The ‘who’ are people who are keen to grow and evolve their work and how they approach their work. The ‘who’ are people who desire to challenge themselves and each other, and who desire to learn how to do so in healthy ways. The ‘who’ are people who desire to be themselves more fully and recognize the role of community in this work.

To participate in the Nest City Circle, you are asked to commit to the following:

  1. Engage in the full 16 weeks of our time together. This is a mutual commitment, to stick together as a community, to learn together. We commit to ‘stay on the inside’ of our interpersonal relationship for the duration of this experience (ie, not run away).
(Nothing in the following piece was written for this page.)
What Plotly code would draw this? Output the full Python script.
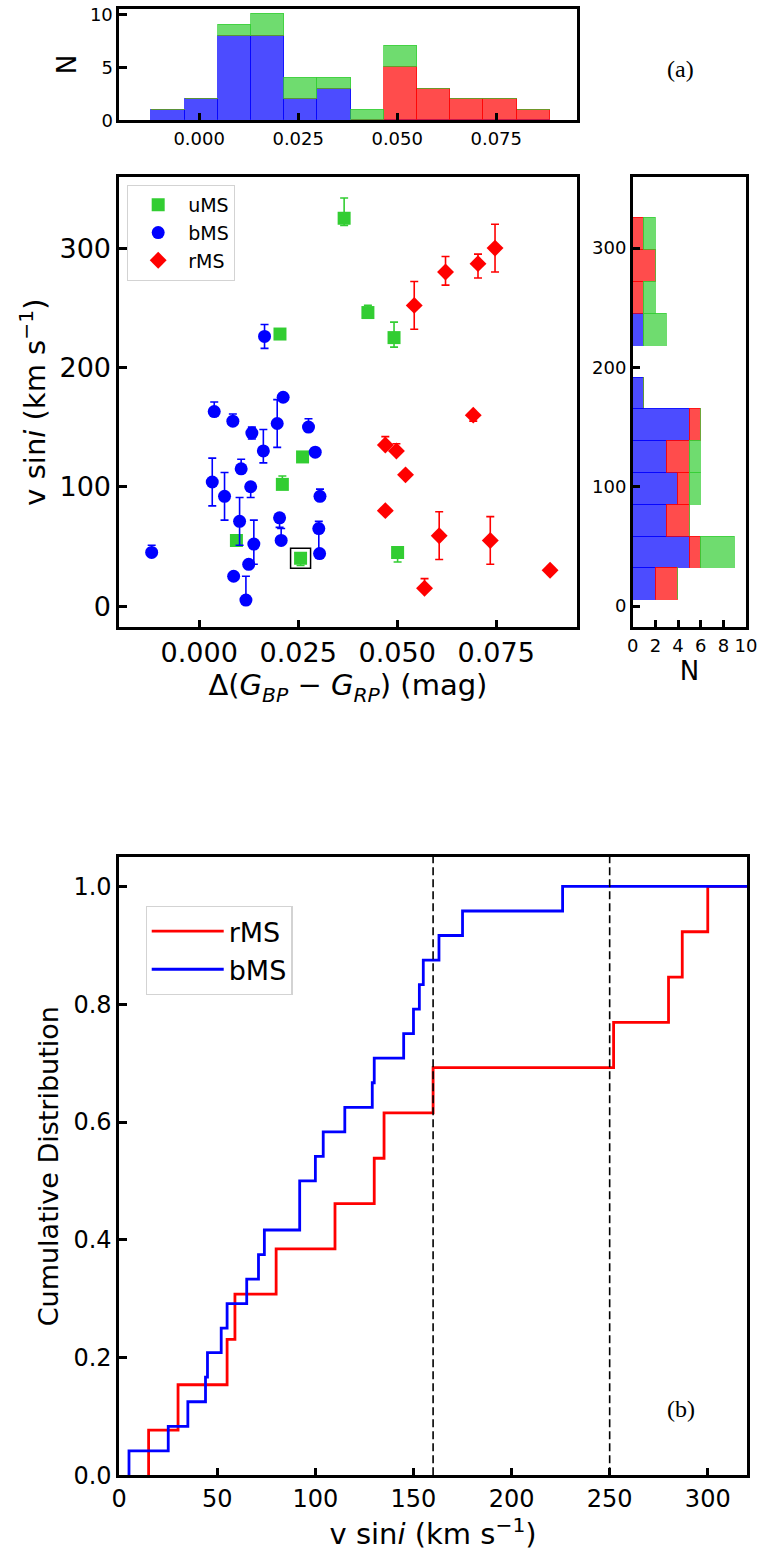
import numpy as np
import plotly.graph_objects as go

# ---------------- data ----------------
# uMS (green squares)
ums_x = [0.0366, 0.0204, 0.0426, 0.0492, 0.0261, 0.0210, 0.0094, 0.0256, 0.0501]
ums_v = [325, 228, 246, 225, 125, 102, 55, 40, 45]
ums_ep = [17, 3, 6, 13, 2, 7, 2, 3, 3]
ums_em = [6, 3, 3, 8, 2, 3, 2, 6, 8]

# bMS (blue circles)
bms_x = [-0.0120, 0.0038, 0.0085, 0.0133, 0.0197, 0.0276, 0.0162, 0.0293,
         0.0106, 0.0033, 0.0130, 0.0064, 0.0305, 0.0102, 0.0203, 0.0302,
         0.0138, 0.0207, 0.0304, 0.0125, 0.0087, 0.0118, 0.0165, 0.0212]
bms_v = [45, 163, 155, 145, 153, 150, 130, 129,
         115, 104, 100, 92, 92, 71, 74, 65,
         52, 55, 44, 35, 25, 5, 226, 175]
bms_ep = [6, 8, 6, 5, 20, 7, 18, 2,
          8, 20, 3, 20, 6, 20, 3, 6,
          20, 10, 3, 3, 2, 20, 10, 3]
bms_em = [3, 3, 3, 5, 20, 3, 10, 2,
          3, 20, 9, 20, 3, 20, 8, 20,
          17, 3, 3, 3, 2, 3, 10, 3]

# rMS (red diamonds)
rms_x = [0.0543, 0.0622, 0.0704, 0.0747, 0.0692, 0.0470, 0.0498, 0.0521,
         0.0470, 0.0606, 0.0735, 0.0886, 0.0569]
rms_v = [252, 280, 287, 300, 160, 135, 130, 110, 80, 59, 55, 30, 15]
rms_ep = [20, 13, 8, 20, 2, 7, 6, 2, 2, 20, 20, 2, 8]
rms_em = [20, 11, 12, 20, 5, 2, 2, 2, 2, 20, 20, 2, 2]

highlight_index = 7          # boxed uMS star
n_bins = 12
vlines = [160, 250]          # dashed reference velocities
cdf_xmax = 320

# ---------------- style ----------------
GREEN, BLUE, RED = "rgb(50,205,50)", "rgb(0,0,255)", "rgb(255,0,0)"
GREEN_A, BLUE_A, RED_A = "rgba(50,205,50,0.7)", "rgba(0,0,255,0.7)", "rgba(255,0,0,0.7)"
FONT = "DejaVu Sans"
W, H = 770, 1560


def px_x(p):
    return p / W


def px_y(p):
    return 1 - p / H


fig = go.Figure()

# ---------------- top histogram (x-distribution) ----------------
all_x = np.array(ums_x + bms_x + rms_x)
edges_x = np.histogram_bin_edges(all_x, bins=n_bins)
cx = 0.5 * (edges_x[:-1] + edges_x[1:])
wx = edges_x[1] - edges_x[0]
for vals, col in [(bms_x, BLUE_A), (rms_x, RED_A), (ums_x, GREEN_A)]:
    cnt, _ = np.histogram(vals, bins=edges_x)
    fig.add_trace(go.Bar(x=cx, y=cnt, width=wx, marker=dict(color=col, line=dict(color=col, width=1)),
                         xaxis="x", yaxis="y", showlegend=False, hoverinfo="skip"))

# ---------------- right histogram (vsini distribution) ----------------
all_v = np.array(ums_v + bms_v + rms_v)
edges_v = np.histogram_bin_edges(all_v, bins=n_bins)
cv = 0.5 * (edges_v[:-1] + edges_v[1:])
wv = edges_v[1] - edges_v[0]
for vals, col in [(bms_v, BLUE_A), (rms_v, RED_A), (ums_v, GREEN_A)]:
    cnt, _ = np.histogram(vals, bins=edges_v)
    fig.add_trace(go.Bar(y=cv, x=cnt, width=wv, orientation="h",
                         marker=dict(color=col, line=dict(color=col, width=1)),
                         xaxis="x3", yaxis="y3", showlegend=False, hoverinfo="skip"))

# ---------------- scatter ----------------
def err(ep, em, col):
    return dict(type="data", symmetric=False, array=ep, arrayminus=em,
                color=col, thickness=1.6, width=4)


fig.add_trace(go.Scatter(x=ums_x, y=ums_v, mode="markers", name="uMS",
                         marker=dict(symbol="square", size=13, color=GREEN),
                         error_y=err(ums_ep, ums_em, GREEN), xaxis="x2", yaxis="y2", legend="legend"))
fig.add_trace(go.Scatter(x=bms_x, y=bms_v, mode="markers", name="bMS",
                         marker=dict(symbol="circle", size=13, color=BLUE),
                         error_y=err(bms_ep, bms_em, BLUE), xaxis="x2", yaxis="y2", legend="legend"))
fig.add_trace(go.Scatter(x=rms_x, y=rms_v, mode="markers", name="rMS",
                         marker=dict(symbol="diamond", size=13, color=RED),
                         error_y=err(rms_ep, rms_em, RED), xaxis="x2", yaxis="y2", legend="legend"))
fig.add_trace(go.Scatter(x=[ums_x[highlight_index]], y=[ums_v[highlight_index]], mode="markers",
                         marker=dict(symbol="square-open", size=20, color="black", line=dict(width=1.5)),
                         xaxis="x2", yaxis="y2", showlegend=False, hoverinfo="skip"))

# ---------------- cumulative distributions ----------------
def cdf(vals, xmax):
    s = sorted(vals)
    n = len(s)
    xs = [s[0]] + s + [xmax]
    ys = [0] + [(i + 1) / n for i in range(n)] + [1]
    return xs, ys


rx, ry = cdf(rms_v, cdf_xmax)
bx, by = cdf(bms_v, cdf_xmax)
fig.add_trace(go.Scatter(x=rx, y=ry, mode="lines", line=dict(color=RED, width=2.8, shape="hv"),
                         name="rMS", xaxis="x4", yaxis="y4", legend="legend2"))
fig.add_trace(go.Scatter(x=bx, y=by, mode="lines", line=dict(color=BLUE, width=2.8, shape="hv"),
                         name="bMS", xaxis="x4", yaxis="y4", legend="legend2"))
for v in vlines:
    fig.add_shape(type="line", x0=v, x1=v, y0=0, y1=1, xref="x4", yref="y4 domain",
                  line=dict(color="black", width=1.6, dash="8px,4px"))


# ---------------- layout ----------------
def ax(domain, rng, size, **kw):
    d = dict(domain=domain, range=rng, showline=True, linecolor="black", linewidth=2.5, mirror=True,
             ticks="inside", ticklen=8, tickwidth=2.5, tickcolor="black", showgrid=False, zeroline=False,
             ticklabeloverflow="allow",
             tickfont=dict(family=FONT, size=size, color="black"))
    d.update(kw)
    return d


xd_main = [px_x(114), px_x(583)]
yd_main = [px_y(630), px_y(174)]
title_font = lambda s: dict(family=FONT, size=s, color="black")
vsini_title = "v sin<i>i</i> (km s<sup>−1</sup>)"

fig.update_layout(
    width=W, height=H, autosize=False,
    margin=dict(l=0, r=0, t=0, b=0),
    paper_bgcolor="white", plot_bgcolor="white",
    barmode="stack", bargap=0,
    xaxis=ax(xd_main, [-0.0202, 0.0953], 18, anchor="y", tickvals=[0, 0.025, 0.05, 0.075],
             ticktext=["0.000", "0.025", "0.050", "0.075"]),
    yaxis=ax([px_y(116.7), px_y(4)], [0, 10.5], 18, anchor="x", tickvals=[0, 5, 10],
             title=dict(text="N", font=title_font(26), standoff=6)),
    xaxis2=ax(xd_main, [-0.0202, 0.0953], 27, anchor="y2", tickvals=[0, 0.025, 0.05, 0.075],
              ticktext=["0.000", "0.025", "0.050", "0.075"],
              title=dict(text="Δ(<i>G</i><sub><i>BP</i></sub> − <i>G</i><sub><i>RP</i></sub>) (mag)",
                         font=title_font(29), standoff=4)),
    yaxis2=ax(yd_main, [-17.8, 359.7], 27, anchor="x2", tickvals=[0, 100, 200, 300],
              title=dict(text=vsini_title, font=title_font(29), standoff=6)),
    xaxis3=ax([px_x(640.5), px_x(756.7)], [0, 10], 18, anchor="y3", tickvals=[0, 2, 4, 6, 8, 10],
              title=dict(text="N", font=title_font(26), standoff=4)),
    yaxis3=ax(yd_main, [-17.8, 359.7], 18, anchor="x3", tickvals=[0, 100, 200, 300]),
    xaxis4=ax([px_x(114), px_x(757.7)], [0, cdf_xmax], 24, anchor="y4",
              tickvals=[0, 50, 100, 150, 200, 250, 300],
              title=dict(text=vsini_title, font=title_font(29), standoff=4)),
    yaxis4=ax([px_y(1488.5), px_y(862.5)], [0, 1.05], 24, anchor="x4",
              tickvals=[0, 0.2, 0.4, 0.6, 0.8, 1.0], ticktext=["0.0", "0.2", "0.4", "0.6", "0.8", "1.0"],
              title=dict(text="Cumulative Distribution", font=title_font(27), standoff=8)),
    legend=dict(x=px_x(122), y=px_y(182), xanchor="left", yanchor="top", traceorder="normal",
                font=dict(family=FONT, size=19, color="black"),
                bgcolor="rgba(255,255,255,0.85)", bordercolor="#d3d3d3", borderwidth=1.2,
                tracegroupgap=0, itemwidth=50),
    legend2=dict(x=px_x(141), y=px_y(912), xanchor="left", yanchor="top", traceorder="normal",
                 font=dict(family=FONT, size=27, color="black"),
                 bgcolor="rgba(255,255,255,0.85)", bordercolor="#d3d3d3", borderwidth=1.2,
                 itemwidth=72),
    annotations=[
        dict(text="(a)", x=px_x(690), y=px_y(65), xref="paper", yref="paper", showarrow=False,
             xanchor="center", yanchor="middle",
             font=dict(family="Liberation Serif", size=24, color="black")),
        dict(text="(b)", x=px_x(690), y=px_y(1421), xref="paper", yref="paper", showarrow=False,
             xanchor="center", yanchor="middle",
             font=dict(family="Liberation Serif", size=24, color="black")),
    ],
)

fig.write_html("out.html")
We commit to organize our lives—to a reasonable extent, recognizing that ‘life happens’—to allow and enable our participation.
  2. Attend a 2-hour gathering, once every 2 weeks. This is our face-to-face time, together as a learning community. To create a viable community, we commit to at least 6 of the 8 gatherings.
  3. Read the material ahead of each gathering. Two weeks before each gathering, we will have access to no more than 50 pages of material to digest. Each gathering will build on the reading material, an opportunity to integrate and make meaning of the material in our lives. This is a commitment to be prepared; if not prepared we diminish our individual and collective experience.
  4. Embody the Nest City Social Habitat ‘basic materials’. A set of agreements, principles and practices are proposed to support us in our learning journey together. We commit to review and embody these, and highlight when we are not embodying this commitment.
  5. Participate lightly in our Mighty Network, our online space to discuss, share ideas and resources, and check in on how we are doing. This will maintain a sense of community between our eight gatherings. You are not expected to participate heavily here, just pop in a couple times a week.
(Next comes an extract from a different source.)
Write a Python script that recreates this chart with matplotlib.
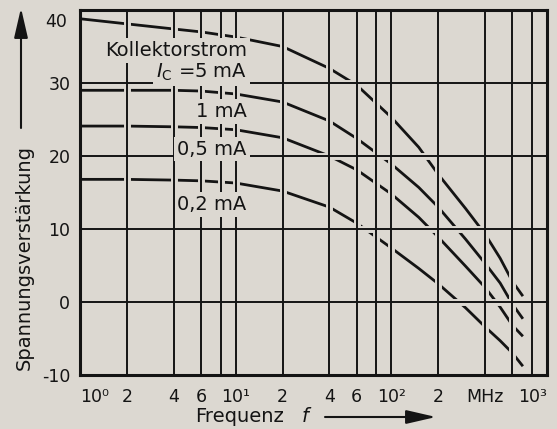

NCC Fall 2019 Application and Registration

your guide: Beth Sanders

Your primary guide on this learning journey is Beth Sanders MCP RPP, a fourth-generation settler in Treaty 6 territory in Western Canada, residing in Edmonton. Beth is a city strategist and city systems meshworker, recognized as the first winner of the International Integral City Meshworker of the Year award in 2013, for her ability to work with cities as complex systems.

Beth is a writer, urbanist and consulting city planner who works and volunteers with citizens, community organizations, public institutions and the business community  who strive for cities that that serve citizens well. The better we serve our city, the better our city serves us in return. Beth sees the city as a nest, a habitat we build for ourselves and it is time to organize ourselves to build the nest we need. The catch: citizens must serve the city well.
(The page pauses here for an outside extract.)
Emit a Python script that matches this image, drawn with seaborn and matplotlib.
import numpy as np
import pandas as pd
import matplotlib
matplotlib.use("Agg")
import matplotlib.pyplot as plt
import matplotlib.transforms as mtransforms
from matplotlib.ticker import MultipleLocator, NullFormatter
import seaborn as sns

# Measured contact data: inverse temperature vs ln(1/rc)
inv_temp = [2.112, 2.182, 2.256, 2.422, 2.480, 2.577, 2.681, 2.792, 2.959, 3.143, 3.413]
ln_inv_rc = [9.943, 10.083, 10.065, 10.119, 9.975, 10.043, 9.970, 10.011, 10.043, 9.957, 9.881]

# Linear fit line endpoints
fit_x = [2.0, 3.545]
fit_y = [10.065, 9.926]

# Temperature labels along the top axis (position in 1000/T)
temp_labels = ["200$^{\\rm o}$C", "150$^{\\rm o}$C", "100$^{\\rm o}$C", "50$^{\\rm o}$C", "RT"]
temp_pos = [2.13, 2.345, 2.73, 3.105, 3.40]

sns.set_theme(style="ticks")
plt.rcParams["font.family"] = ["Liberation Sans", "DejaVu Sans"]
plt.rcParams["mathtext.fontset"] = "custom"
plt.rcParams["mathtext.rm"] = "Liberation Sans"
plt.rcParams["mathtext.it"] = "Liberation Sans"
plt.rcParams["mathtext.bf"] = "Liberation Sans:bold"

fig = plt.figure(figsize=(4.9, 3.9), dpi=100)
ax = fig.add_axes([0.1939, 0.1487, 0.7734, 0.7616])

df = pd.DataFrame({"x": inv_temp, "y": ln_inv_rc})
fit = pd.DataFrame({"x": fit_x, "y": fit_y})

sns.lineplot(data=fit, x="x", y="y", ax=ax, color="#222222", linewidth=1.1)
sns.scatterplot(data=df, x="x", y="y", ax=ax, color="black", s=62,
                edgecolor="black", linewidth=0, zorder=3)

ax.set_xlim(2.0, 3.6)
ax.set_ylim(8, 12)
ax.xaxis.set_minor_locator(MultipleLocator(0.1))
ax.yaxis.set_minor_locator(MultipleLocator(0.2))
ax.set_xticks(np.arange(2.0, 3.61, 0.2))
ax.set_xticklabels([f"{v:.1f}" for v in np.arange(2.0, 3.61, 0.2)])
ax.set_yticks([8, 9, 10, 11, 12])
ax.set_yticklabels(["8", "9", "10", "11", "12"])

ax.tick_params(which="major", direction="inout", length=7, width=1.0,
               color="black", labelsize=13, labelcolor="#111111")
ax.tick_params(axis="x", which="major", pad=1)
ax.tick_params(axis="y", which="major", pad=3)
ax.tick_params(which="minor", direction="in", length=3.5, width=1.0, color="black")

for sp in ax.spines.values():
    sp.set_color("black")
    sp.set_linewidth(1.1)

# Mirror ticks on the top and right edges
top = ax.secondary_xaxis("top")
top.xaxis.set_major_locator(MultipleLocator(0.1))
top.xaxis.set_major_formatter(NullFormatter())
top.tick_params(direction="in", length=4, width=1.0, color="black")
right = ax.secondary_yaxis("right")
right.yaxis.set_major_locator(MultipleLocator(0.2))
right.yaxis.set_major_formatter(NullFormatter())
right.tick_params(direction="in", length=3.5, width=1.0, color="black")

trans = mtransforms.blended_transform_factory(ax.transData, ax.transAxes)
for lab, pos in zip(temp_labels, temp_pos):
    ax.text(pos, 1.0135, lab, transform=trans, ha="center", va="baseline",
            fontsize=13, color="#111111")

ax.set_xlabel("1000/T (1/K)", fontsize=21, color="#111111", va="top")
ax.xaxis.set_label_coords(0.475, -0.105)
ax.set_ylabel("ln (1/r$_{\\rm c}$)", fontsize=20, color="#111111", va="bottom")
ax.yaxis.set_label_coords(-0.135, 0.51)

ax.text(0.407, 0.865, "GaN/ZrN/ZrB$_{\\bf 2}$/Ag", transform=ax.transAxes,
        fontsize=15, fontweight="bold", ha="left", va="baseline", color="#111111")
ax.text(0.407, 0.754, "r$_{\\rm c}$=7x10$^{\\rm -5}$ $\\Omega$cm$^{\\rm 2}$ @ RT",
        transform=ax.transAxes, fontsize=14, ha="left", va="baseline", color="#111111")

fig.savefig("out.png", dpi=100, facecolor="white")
cost: $990 or pay what you can (higher or lower)

The value of this learning experience is $990 CAD. AND we are asking people to pay what they can. This means that you might pay more or less. (You can pay more to help cover the costs for those who pay less and you can pay less to make what you pay the right stretch for you.)

How this might shake out for you:

  • $1880 – to pay for myself and another ($1880 +GST = $1974.00 CAD)
  • $1435 – to pay for myself and half of another ($1435+ GST = $1506.75 CAD)
  • $990 – to pay for myself ($990 + GST = $1039.50 CAD)
  • $750 – to pay what I can ($750 + GST = $787.50 CAD)
  • $435 – to pay what I can ($435 + GST = $456.75 CAD)
  • $200 – to pay what I can ($200 + GST = $210 CAD)

Paying what you can means noticing your financial context. Choose the right financial stretch for you – no one else will know.

  1. Pay more than $990 because you can and you feel like enabling others’ participation
  2. Pay $990 because that works for you
  3. Pay less than $990, with a number that reflects what you can pay (you might be unemployed, underemployed, or that is simply what works at this time)

Whatever your financial situation, if the Nest City Circle is of interest to you we want to enable your participation. Questions — just get in touch at office@populus.ca

NOTE – We will not dicker with you. We ask that if you choose to pay less than $990 CAD, because that’s what work best for you, please find a way to pay it forward in some way that improves city life.

apply: with a few words and a payment

To ensure we have a group of people who are a good fit with each other, please send a brief note to express why you are interested in the Nest City Circle. Please use this form to write your note and send to office@populus.ca, with NCC Registration in the subject line.

NCC Fall 2019 Application and Registration

(On the attached form you will also indicate how you’d like to pay. Options are: etransfer, PayPal, cheque in CAD.)

let’s circle up!

The prototype version of the Nest City Circle in 2018 was a great success. We look forward to introducing you to the the city evolutionary community!

Now I understand that it is people, just people, who play different roles and are all yearning deep down to be heard and to listen. This obviously means reconciling interests that usually stay away from each other. But we as humans can do that. We have the intelligence. Through the book and the course, what came out for me was how these interests can be articulated so we can understand each other. And the other is just another face, who maybe doesn’t look like me on the surface nor act like me but deep down we have more in common than we think.

This has given me a faith that change is possible and it starts anywhere. 

Andres, Nantes (citizen, France)

It’s invaluable to have a dedicated period of time to slowly read material and engage with a diverse cross-section of folks involved in the city ecosystem who are not collectively invested in a particular project or solving some specific problem. The time to think, together, about what drives our practice was extremely refreshing and educational. 

I think of the experience in much the same way that I appreciate “slow food.” With slow food there’s an ability to consider the landscape and soil quality (terroir), to consider the cultivation and harvesting of ingredients, and to consider the preparation and enjoyment of a meal. The fulfillment and nourishment that ultimately comes from that experience is so much greater than simply eating quickly on the run.  Our professional lives can feel like “eating quickly on the run” a lot, so the chance to take a “slow food” moment with my profession and my community was thoroughly satisfying. I encourage anyone looking for a new way to engage with the complexity of their city to consider this opportunity. 

Kalen, Edmonton (city hall, Canada)

Prior to the course, I had an intuitive sense that we must tap into diverse voices and perspectives in order to build a city for all people, however, it was only after I finished the course that I was able to place a more concrete frame around what I was “feeling” was necessary. 

Now that my eyes have been opened to the city-evolution perspective, I want to go bigger. I am inspired to explore what a larger format city-building organizations might look like, and what my role in that could be. I am excited by the prospect of arranging the four different voices in a way that allows for a balance between diversity and cohesion so that actionable recommendations can be offered to our city’s decision-makers. 

I enjoyed connecting with the other participants and look forward to continuing some of those relationships.